On top of all obstacles, the impact and effectiveness of the databank has been challenged by the policy shift of western countries towards Iran after Hassan Rouhani took the presidential office in August 2013, which gave hope for a negotiated resolution to long-standing nuclear dispute. The countries that used to criticise the Islamic Republic for violations of human rights have since remained silent. As the reports of the UN Special Rapporteurs on the Situation of Human Rights in Iran, Ahmed Shaheed, clearly illustrate, there has been no improvements in the human rights conditions of Iran since Rouhani came to power. Shaheed further stresses that a majority of the problems as defined by Iran’s Universal Periodic Review “remained unimplemented”, and the underlying causes of violations “remain unaddressed.” This in turn creates a safe haven for the perpetrators, who feel confident that while the nuclear talks with Iran are in progress, their violations will not be highlighted.
Some even feel they can enjoy absolute impunity and even look forward to promotions.
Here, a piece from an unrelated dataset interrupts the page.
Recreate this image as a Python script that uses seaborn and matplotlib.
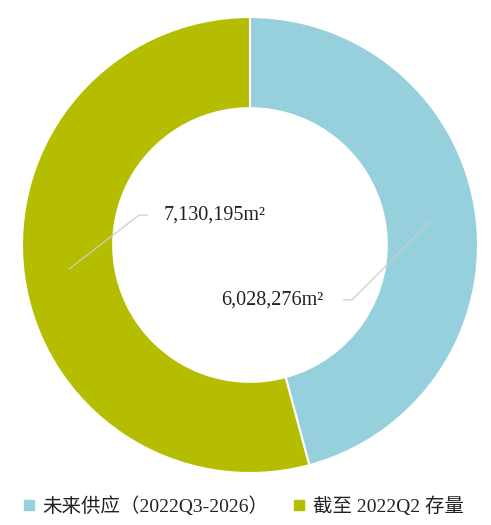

Mohammad Sarafaraz, who has been banned from travelling to Europe because of his involvement in forced televised confessions, was recently appointed as the head of Islamic Republic of Iran Broadcasting (IRIB) by the Supreme Leader.
Every day, as more crimes are committed, more names are added to the Data Bank of Human Rights Violators. This is crucial information bank to raise public awareness about the criminals who live amongst the people. This vital tool must be strengthened and supported by international organisations, such as the EU and UN, to bring violators of human rights to justice. Political priorities and appeasement policies must not be allowed to create obstacles to justice.